Herbert Eisenreich

Fiction and Nonfiction Writer, Poet and Playwright

  • Born: February 7, 1925
  • Birthplace: Linz, Austria
  • Died: June 6, 1986
  • Place of death: Vienna, Austria

Biography

Herbert Eisenreich was born in Linz, Austria, on February 7, 1925. His family was quickly thrown into financial difficulty upon the death of his bank-clerk father, and his mother was left alone to care for three children. After elementary school, he attended a free school for gifted children in Vienna and then matriculated to the Linz Realgymnasium, where he supported himself by tutoring and cleaning the school. He failed his exit examinations due to a lack of interest in his studies. The young Eisenreich preferred to seek an education through visiting local courtrooms and observing the social tensions and interesting characters on display.
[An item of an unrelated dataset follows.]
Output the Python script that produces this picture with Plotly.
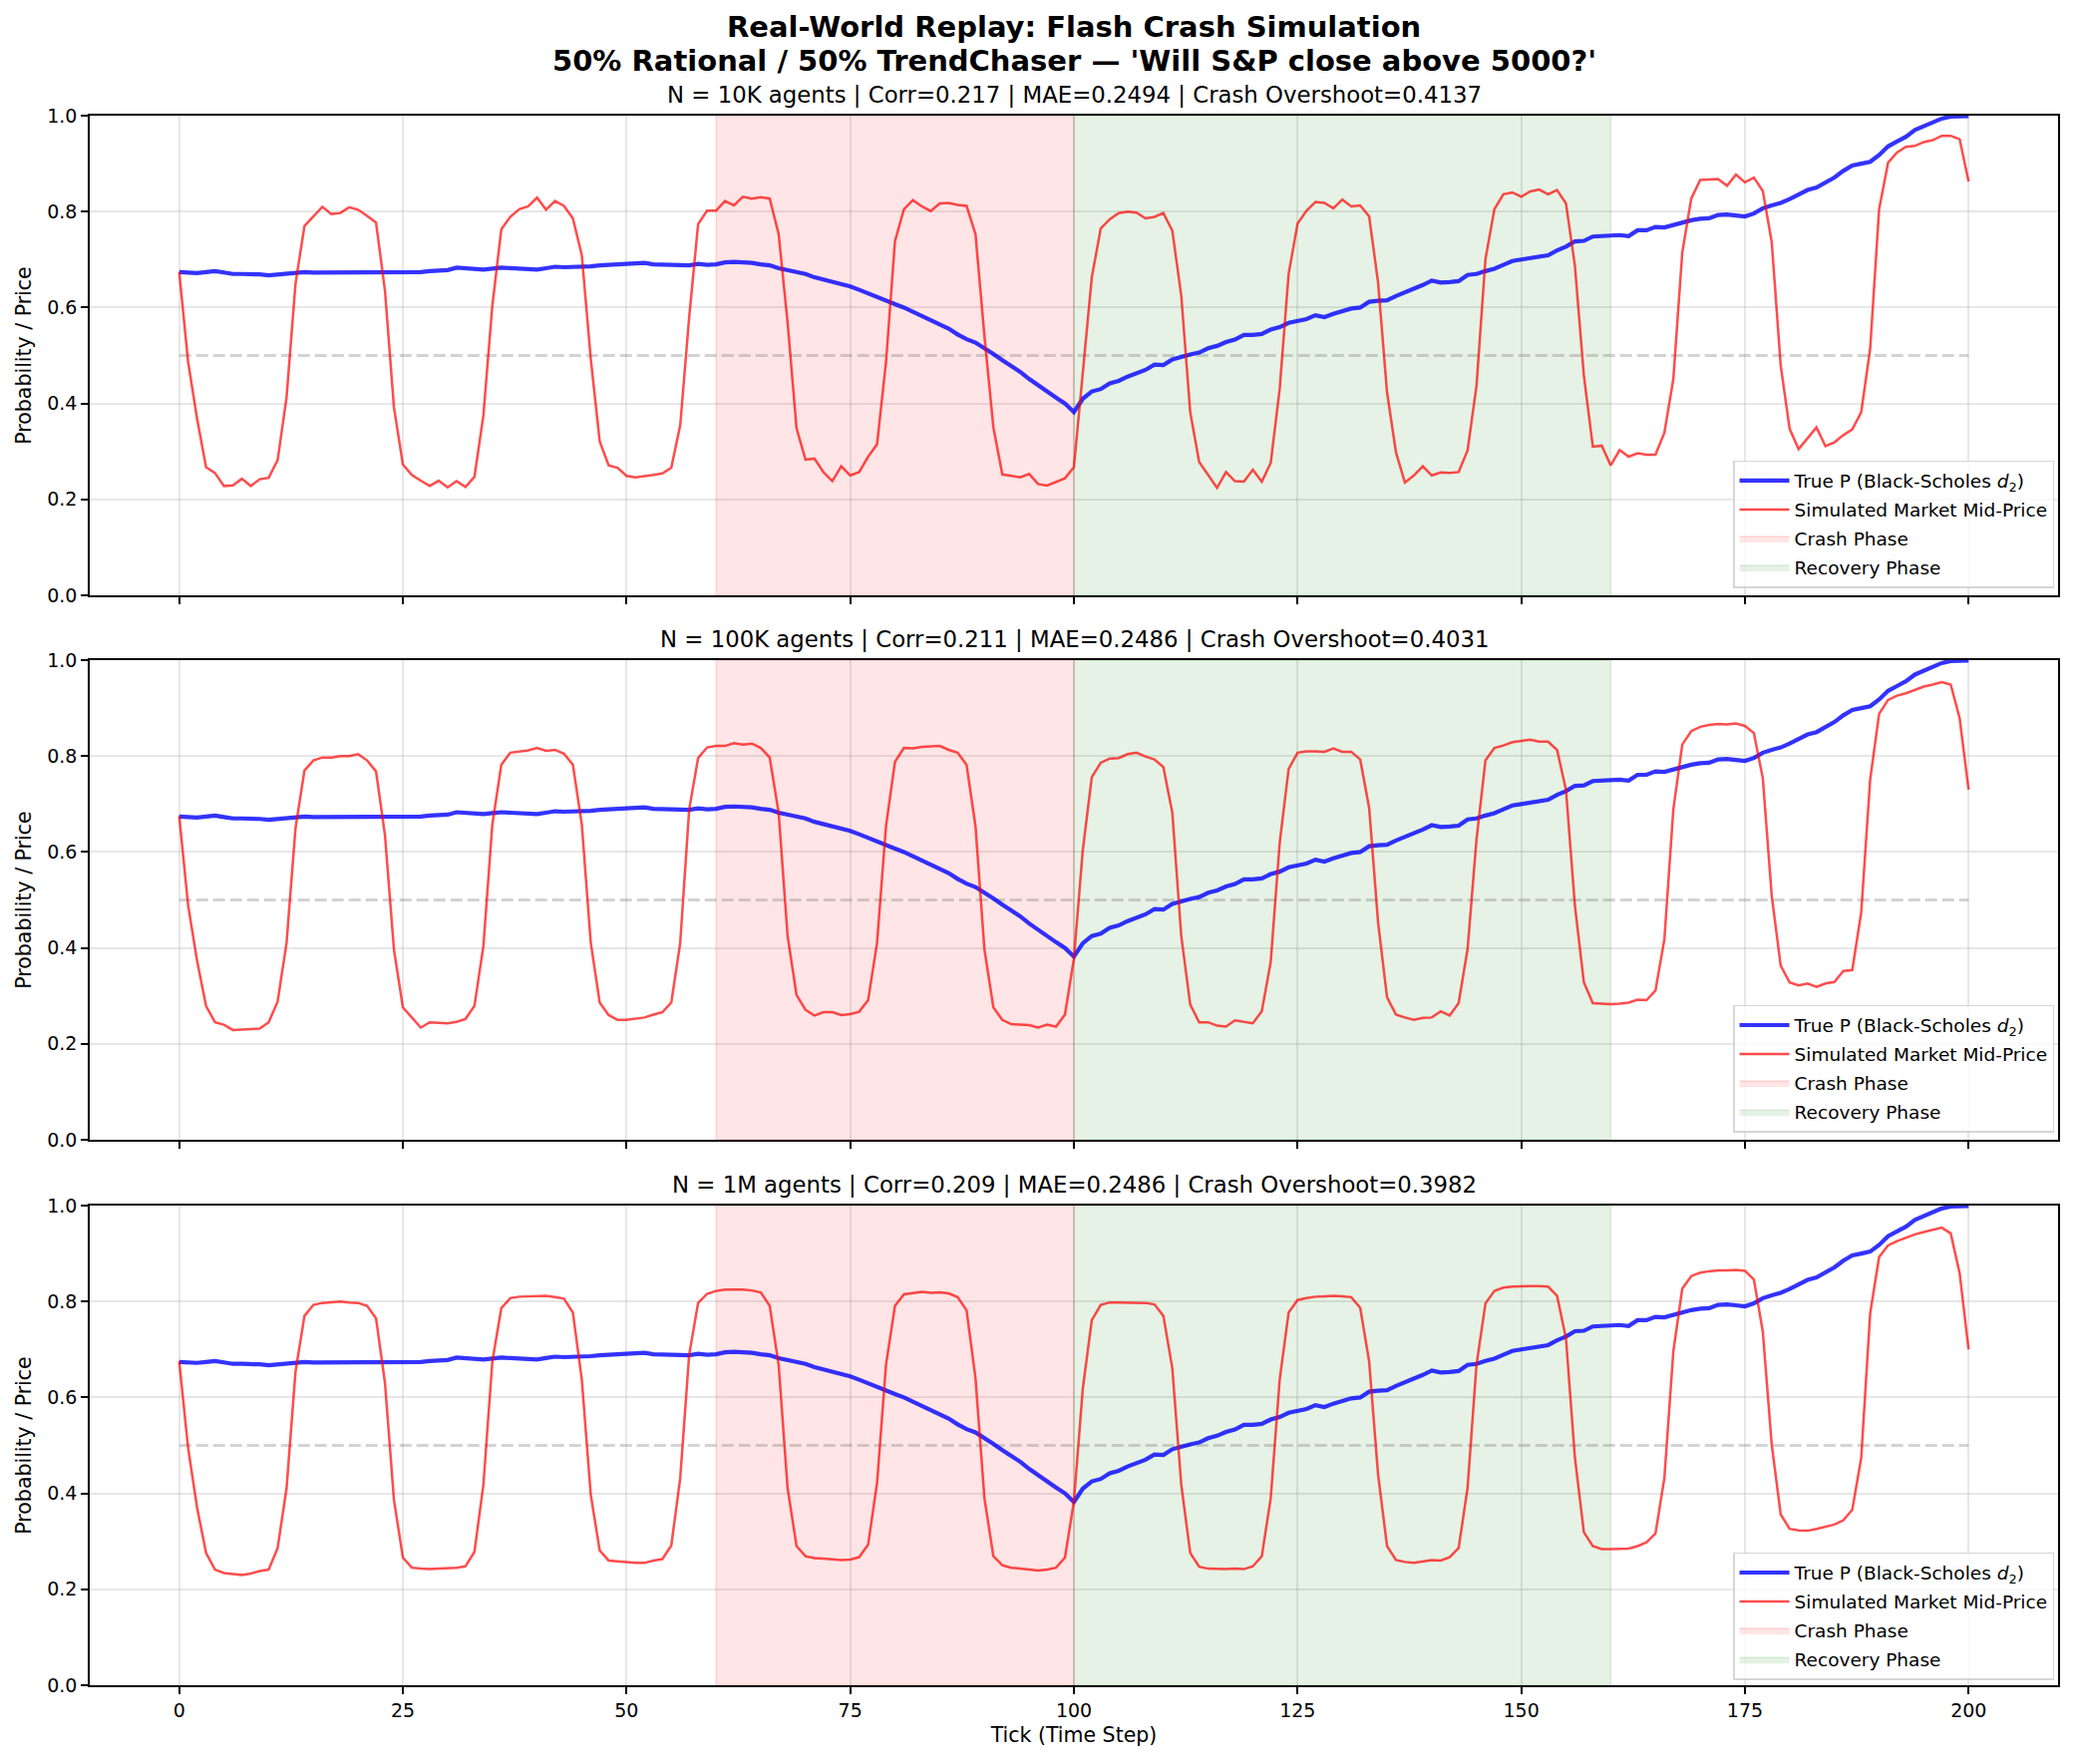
import plotly.graph_objects as go

# ---------------- data ----------------
TICKS = list(range(201))

TRUE_P = [
    0.674, 0.673, 0.672, 0.674, 0.676, 0.673, 0.670, 0.670, 0.670, 0.669,
    0.667, 0.669, 0.671, 0.672, 0.674, 0.673, 0.673, 0.673, 0.672, 0.673,
    0.674, 0.673, 0.672, 0.673, 0.674, 0.674, 0.673, 0.674, 0.676, 0.677,
    0.678, 0.683, 0.682, 0.681, 0.679, 0.681, 0.683, 0.682, 0.681, 0.680,
    0.679, 0.682, 0.685, 0.684, 0.684, 0.685, 0.686, 0.688, 0.690, 0.690,
    0.691, 0.692, 0.693, 0.690, 0.689, 0.689, 0.688, 0.688, 0.691, 0.689,
    0.690, 0.694, 0.695, 0.695, 0.693, 0.690, 0.688, 0.682, 0.678, 0.675,
    0.670, 0.663, 0.658, 0.654, 0.650, 0.644, 0.637, 0.629, 0.622, 0.615,
    0.607, 0.600, 0.591, 0.582, 0.572, 0.564, 0.556, 0.544, 0.534, 0.527,
    0.516, 0.503, 0.490, 0.478, 0.466, 0.451, 0.437, 0.425, 0.412, 0.400,
    0.382, 0.410, 0.425, 0.430, 0.442, 0.447, 0.456, 0.463, 0.470, 0.481,
    0.480, 0.492, 0.498, 0.502, 0.506, 0.515, 0.520, 0.528, 0.533, 0.543,
    0.543, 0.545, 0.554, 0.559, 0.568, 0.571, 0.576, 0.584, 0.580, 0.587,
    0.592, 0.598, 0.600, 0.612, 0.614, 0.615, 0.624, 0.631, 0.638, 0.647,
    0.656, 0.652, 0.653, 0.655, 0.668, 0.670, 0.676, 0.681, 0.689, 0.697,
    0.700, 0.703, 0.706, 0.709, 0.719, 0.727, 0.738, 0.739, 0.748, 0.749,
    0.752, 0.751, 0.749, 0.761, 0.761, 0.768, 0.767, 0.772, 0.779, 0.782,
    0.785, 0.786, 0.793, 0.794, 0.792, 0.790, 0.796, 0.807, 0.813, 0.818,
    0.826, 0.836, 0.845, 0.850, 0.860, 0.871, 0.885, 0.896, 0.900, 0.904,
    0.918, 0.936, 0.946, 0.956, 0.970, 0.978, 0.987, 0.994, 0.998, 0.999,
    0.999,
]

MID_10K = [
    0.674, 0.486, 0.368, 0.267, 0.255, 0.228, 0.229, 0.243, 0.228, 0.242,
    0.245, 0.282, 0.413, 0.650, 0.770, 0.790, 0.810, 0.795, 0.797, 0.809,
    0.804, 0.791, 0.777, 0.635, 0.392, 0.273, 0.251, 0.239, 0.228, 0.239,
    0.225, 0.238, 0.226, 0.247, 0.375, 0.604, 0.763, 0.789, 0.805, 0.811,
    0.829, 0.804, 0.822, 0.812, 0.786, 0.709, 0.493, 0.321, 0.271, 0.266,
    0.249, 0.246, 0.248, 0.251, 0.254, 0.266, 0.355, 0.580, 0.774, 0.802,
    0.802, 0.822, 0.813, 0.831, 0.827, 0.830, 0.827, 0.753, 0.569, 0.348,
    0.283, 0.285, 0.257, 0.238, 0.269, 0.250, 0.257, 0.289, 0.315, 0.486,
    0.738, 0.805, 0.824, 0.811, 0.801, 0.817, 0.818, 0.814, 0.812, 0.753,
    0.541, 0.350, 0.252, 0.249, 0.246, 0.253, 0.232, 0.229, 0.236, 0.244,
    0.267, 0.458, 0.663, 0.765, 0.784, 0.797, 0.800, 0.798, 0.786, 0.789,
    0.797, 0.760, 0.625, 0.382, 0.278, 0.251, 0.224, 0.257, 0.238, 0.237,
    0.262, 0.237, 0.276, 0.430, 0.670, 0.775, 0.802, 0.820, 0.818, 0.807,
    0.825, 0.811, 0.813, 0.790, 0.652, 0.423, 0.298, 0.235, 0.250, 0.269,
    0.250, 0.256, 0.255, 0.257, 0.302, 0.437, 0.701, 0.805, 0.836, 0.840,
    0.831, 0.842, 0.846, 0.836, 0.845, 0.817, 0.687, 0.458, 0.310, 0.312,
    0.271, 0.303, 0.289, 0.296, 0.293, 0.293, 0.339, 0.451, 0.715, 0.827,
    0.866, 0.867, 0.868, 0.854, 0.877, 0.861, 0.871, 0.843, 0.736, 0.479,
    0.347, 0.305, 0.328, 0.350, 0.311, 0.319, 0.334, 0.346, 0.382, 0.514,
    0.805, 0.902, 0.923, 0.935, 0.937, 0.945, 0.949, 0.958, 0.958, 0.951,
    0.863,
]

MID_100K = [
    0.675, 0.488, 0.373, 0.279, 0.245, 0.240, 0.229, 0.230, 0.231, 0.232,
    0.245, 0.288, 0.411, 0.650, 0.770, 0.791, 0.797, 0.797, 0.800, 0.800,
    0.804, 0.791, 0.768, 0.635, 0.397, 0.276, 0.255, 0.234, 0.245, 0.244,
    0.243, 0.246, 0.252, 0.279, 0.404, 0.657, 0.782, 0.807, 0.810, 0.812,
    0.817, 0.811, 0.813, 0.805, 0.782, 0.657, 0.411, 0.286, 0.260, 0.250,
    0.250, 0.252, 0.255, 0.261, 0.266, 0.286, 0.411, 0.689, 0.796, 0.818,
    0.821, 0.821, 0.827, 0.824, 0.826, 0.817, 0.797, 0.682, 0.425, 0.302,
    0.271, 0.259, 0.266, 0.266, 0.260, 0.262, 0.267, 0.291, 0.411, 0.654,
    0.788, 0.817, 0.816, 0.819, 0.820, 0.821, 0.813, 0.807, 0.782, 0.654,
    0.397, 0.276, 0.250, 0.241, 0.240, 0.239, 0.234, 0.240, 0.236, 0.261,
    0.377, 0.605, 0.756, 0.786, 0.795, 0.796, 0.804, 0.807, 0.799, 0.793,
    0.777, 0.682, 0.425, 0.282, 0.245, 0.245, 0.238, 0.236, 0.249, 0.246,
    0.243, 0.268, 0.371, 0.619, 0.773, 0.807, 0.810, 0.810, 0.809, 0.816,
    0.809, 0.809, 0.793, 0.692, 0.453, 0.297, 0.261, 0.255, 0.250, 0.254,
    0.255, 0.268, 0.259, 0.285, 0.397, 0.626, 0.791, 0.817, 0.822, 0.829,
    0.831, 0.834, 0.830, 0.830, 0.813, 0.730, 0.488, 0.328, 0.285, 0.284,
    0.283, 0.284, 0.286, 0.292, 0.291, 0.311, 0.418, 0.689, 0.824, 0.852,
    0.861, 0.865, 0.867, 0.866, 0.868, 0.863, 0.848, 0.754, 0.508, 0.363,
    0.328, 0.322, 0.326, 0.319, 0.326, 0.329, 0.352, 0.354, 0.474, 0.751,
    0.888, 0.917, 0.926, 0.931, 0.938, 0.945, 0.949, 0.954, 0.949, 0.879,
    0.730,
]

MID_1M = [
    0.675, 0.494, 0.370, 0.276, 0.241, 0.234, 0.232, 0.230, 0.233, 0.238,
    0.241, 0.286, 0.411, 0.654, 0.770, 0.793, 0.797, 0.799, 0.800, 0.798,
    0.797, 0.791, 0.765, 0.630, 0.387, 0.266, 0.245, 0.243, 0.242, 0.243,
    0.244, 0.245, 0.248, 0.278, 0.418, 0.675, 0.786, 0.807, 0.810, 0.811,
    0.811, 0.812, 0.809, 0.806, 0.777, 0.637, 0.397, 0.281, 0.260, 0.258,
    0.257, 0.255, 0.255, 0.260, 0.263, 0.291, 0.432, 0.689, 0.797, 0.816,
    0.822, 0.825, 0.825, 0.825, 0.823, 0.819, 0.791, 0.668, 0.411, 0.290,
    0.269, 0.265, 0.264, 0.262, 0.261, 0.262, 0.267, 0.293, 0.422, 0.668,
    0.791, 0.815, 0.818, 0.820, 0.818, 0.819, 0.817, 0.809, 0.782, 0.640,
    0.390, 0.269, 0.250, 0.245, 0.243, 0.241, 0.239, 0.241, 0.245, 0.266,
    0.383, 0.619, 0.761, 0.793, 0.798, 0.798, 0.798, 0.797, 0.797, 0.794,
    0.770, 0.661, 0.418, 0.276, 0.247, 0.243, 0.242, 0.242, 0.243, 0.242,
    0.248, 0.269, 0.390, 0.637, 0.777, 0.803, 0.807, 0.810, 0.811, 0.812,
    0.811, 0.809, 0.787, 0.675, 0.439, 0.290, 0.261, 0.257, 0.255, 0.258,
    0.261, 0.260, 0.267, 0.286, 0.411, 0.668, 0.796, 0.822, 0.829, 0.831,
    0.832, 0.832, 0.832, 0.831, 0.812, 0.723, 0.474, 0.319, 0.290, 0.284,
    0.284, 0.284, 0.285, 0.290, 0.298, 0.316, 0.432, 0.696, 0.827, 0.853,
    0.860, 0.863, 0.865, 0.865, 0.866, 0.864, 0.846, 0.737, 0.501, 0.356,
    0.326, 0.323, 0.322, 0.326, 0.330, 0.335, 0.344, 0.366, 0.474, 0.775,
    0.893, 0.917, 0.926, 0.933, 0.940, 0.945, 0.950, 0.954, 0.942, 0.859,
    0.700,
]

PANEL_TITLES = [
    "N = 10K agents | Corr=0.217 | MAE=0.2494 | Crash Overshoot=0.4137",
    "N = 100K agents | Corr=0.211 | MAE=0.2486 | Crash Overshoot=0.4031",
    "N = 1M agents | Corr=0.209 | MAE=0.2486 | Crash Overshoot=0.3982",
]
SERIES = [MID_10K, MID_100K, MID_1M]
CRASH_PHASE = (60, 100)
RECOVERY_PHASE = (100, 160)
REFERENCE_LEVEL = 0.5
X_TICKS = [0, 25, 50, 75, 100, 125, 150, 175, 200]
Y_TICKS = [0.0, 0.2, 0.4, 0.6, 0.8, 1.0]

SUPTITLE_1 = "Real-World Replay: Flash Crash Simulation"
SUPTITLE_2 = "50% Rational / 50% TrendChaser \u2014 'Will S&P close above 5000?'"
X_LABEL = "Tick (Time Step)"
Y_LABEL = "Probability / Price"

# ---------------- figure ----------------
FONT = "DejaVu Sans"
W, H = 2084, 1769
ML, MR, MT, MB = 90, 20, 116, 79
PH = H - MT - MB

DOMAINS = [(0.6944, 1.0), (0.3475, 0.6531), (0.0, 0.3056)]
LEGEND_Y = [0.6989, 0.3520, 0.0032]

fig = go.Figure()

for i, mid in enumerate(SERIES):
    xa = "x" if i == 0 else f"x{i + 1}"
    ya = "y" if i == 0 else f"y{i + 1}"
    leg = "legend" if i == 0 else f"legend{i + 1}"

    c0, c1 = CRASH_PHASE
    fig.add_trace(go.Scatter(
        x=[c0, c1, c1, c0, c0], y=[0, 0, 1, 1, 0], mode="lines",
        fill="toself", fillcolor="rgba(255,0,0,0.1)",
        line=dict(color="rgba(255,0,0,0.13)", width=1.5),
        name="Crash Phase", legend=leg, legendrank=3,
        legendgroup=f"crash{i}",
        xaxis=xa, yaxis=ya, hoverinfo="skip"))
    r0, r1 = RECOVERY_PHASE
    fig.add_trace(go.Scatter(
        x=[r0, r1, r1, r0, r0], y=[0, 0, 1, 1, 0], mode="lines",
        fill="toself", fillcolor="rgba(0,128,0,0.1)",
        line=dict(color="rgba(0,128,0,0.12)", width=1.5),
        name="Recovery Phase", legend=leg, legendrank=4,
        legendgroup=f"recov{i}",
        xaxis=xa, yaxis=ya, hoverinfo="skip"))
    fig.add_trace(go.Scatter(
        x=[TICKS[0], TICKS[-1]], y=[REFERENCE_LEVEL, REFERENCE_LEVEL],
        mode="lines", line=dict(color="rgba(128,128,128,0.35)", width=3,
                                dash="12px,5px"),
        showlegend=False, xaxis=xa, yaxis=ya, hoverinfo="skip"))
    fig.add_trace(go.Scatter(
        x=TICKS, y=TRUE_P, mode="lines",
        line=dict(color="rgba(0,0,255,0.8)", width=4.2),
        name="True P (Black-Scholes <i>d</i><sub>2</sub>)",
        legend=leg, legendrank=1, legendgroup=f"true{i}",
        xaxis=xa, yaxis=ya))
    fig.add_trace(go.Scatter(
        x=TICKS, y=mid, mode="lines",
        line=dict(color="rgba(255,0,0,0.7)", width=2.5),
        name="Simulated Market Mid-Price",
        legend=leg, legendrank=2, legendgroup=f"mid{i}",
        xaxis=xa, yaxis=ya))

axis_common = dict(
    showline=True, mirror=True, linecolor="black", linewidth=1.6,
    ticks="outside", ticklen=7, tickwidth=1.6, tickcolor="black",
    showgrid=True, gridcolor="rgba(176,176,176,0.3)", gridwidth=1.6,
    zeroline=False, tickfont=dict(family=FONT, size=19, color="black"),
)

layout_axes = {}
for i in range(3):
    xk = "xaxis" if i == 0 else f"xaxis{i + 1}"
    yk = "yaxis" if i == 0 else f"yaxis{i + 1}"
    xa = "x" if i == 0 else f"x{i + 1}"
    ya = "y" if i == 0 else f"y{i + 1}"
    xdef = dict(
        axis_common, domain=[0, 1], anchor=ya, range=[-10, 210],
        tickvals=X_TICKS, showticklabels=(i == 2),
    )
    if i == 2:
        xdef["title"] = dict(text=X_LABEL,
                             font=dict(family=FONT, size=20.5, color="black"),
                             standoff=8)
    if i > 0:
        xdef["matches"] = "x"
    layout_axes[xk] = xdef
    layout_axes[yk] = dict(
        axis_common, domain=list(DOMAINS[i]), anchor=xa, range=[0, 1],
        tickvals=Y_TICKS, tickformat=".1f",
        title=dict(text=Y_LABEL,
                   font=dict(family=FONT, size=20.5, color="black"), standoff=10),
    )

legend_common = dict(
    xref="paper", yref="paper", x=0.998, xanchor="right", yanchor="bottom",
    bgcolor="rgba(255,255,255,0.8)", bordercolor="rgba(204,204,204,0.8)",
    borderwidth=1.5, font=dict(family=FONT, size=18.5, color="black"),
    itemwidth=50, tracegroupgap=2,
)

annotations = []
for i, t in enumerate(PANEL_TITLES):
    annotations.append(dict(
        text=t, xref="paper", yref="paper", x=0.5, y=DOMAINS[i][1],
        xanchor="center", yanchor="bottom", yshift=6, showarrow=False,
        font=dict(family=FONT, size=22.8, color="black")))
annotations.append(dict(
    text=f"<b>{SUPTITLE_1}</b>", xref="paper", yref="paper", x=0.5,
    y=1 + (MT - 27) / PH, xanchor="center", yanchor="middle", showarrow=False,
    font=dict(family=FONT, size=29, color="black")))
annotations.append(dict(
    text=f"<b>{SUPTITLE_2}</b>", xref="paper", yref="paper", x=0.5,
    y=1 + (MT - 61) / PH, xanchor="center", yanchor="middle", showarrow=False,
    font=dict(family=FONT, size=29, color="black")))

fig.update_layout(
    width=W, height=H,
    margin=dict(l=ML, r=MR, t=MT, b=MB, autoexpand=False),
    paper_bgcolor="white", plot_bgcolor="white",
    font=dict(family=FONT, color="black"),
    showlegend=True,
    legend=dict(legend_common, y=LEGEND_Y[0]),
    legend2=dict(legend_common, y=LEGEND_Y[1]),
    legend3=dict(legend_common, y=LEGEND_Y[2]),
    annotations=annotations,
    **layout_axes,
)

fig.write_html("out.html")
Still a teenager, Eisenreich joined the military in 1943, although he was not sympathetic to the Nazi cause and remained proud that he never killed anyone during his brief military service (he was wounded in the shoulder and taken prisoner by the Americans). After the war, he passed his school exams with distinction and began to study philology, German literature, and drama at the University of Vienna, but he quit his studies in order to earn money as a messenger for a Vienna newspaper and to dedicate his time to writing.

Eisenreich began his publishing career in 1946; he won a newspaper short-story contest with an autobiographical entry about a young soldier who returns from the army. Eisenreich’s writing, evident in more than one hundred short stories and six-hundred-page novel “fragment,” was marked by an autobiographical focus on life in Vienna and usually centered on a brief interchange, misunderstanding, or conflict wrought in exact detail, precise prose, and wry irony. Eisenreich felt that art should never be political; thus, his stories capture the significance of a moment in quotidian detail. They seek to understand how average people make sense and meaning out of the common patterns of everyday life.

Although Eisenreich traveled through Central and Western Europe as a freelance writer and newspaper correspondent for many years, he is remembered for his ability to capture the drama of Austrian daily life in elegant short stories about the postwar generation. His stories have been translated in many languages, including English. During his lifetime he received the Prix d’Italia in 1957 for his radio play Wovon wir leben und waran wir sterben (what we live on and what we die of), the Austrian State Prize in 1958, the George Mackensen Prize in 1971, the Peter Altenberg Prize in 1984, the Franz Theodor Csokor Prize in 1985, the Franz Kafka Literature Prize in 1985, and the Medal of Honor of the City of Vienna in 1985. Eisenreich was divorced three times and was survived by his fourth wife, Maria Pesti Eisenreich. He died in 1986 of a brain tumor and was buried in Vienna, the city to which he returned to throughout his life and where he made his home during his final nineteen years.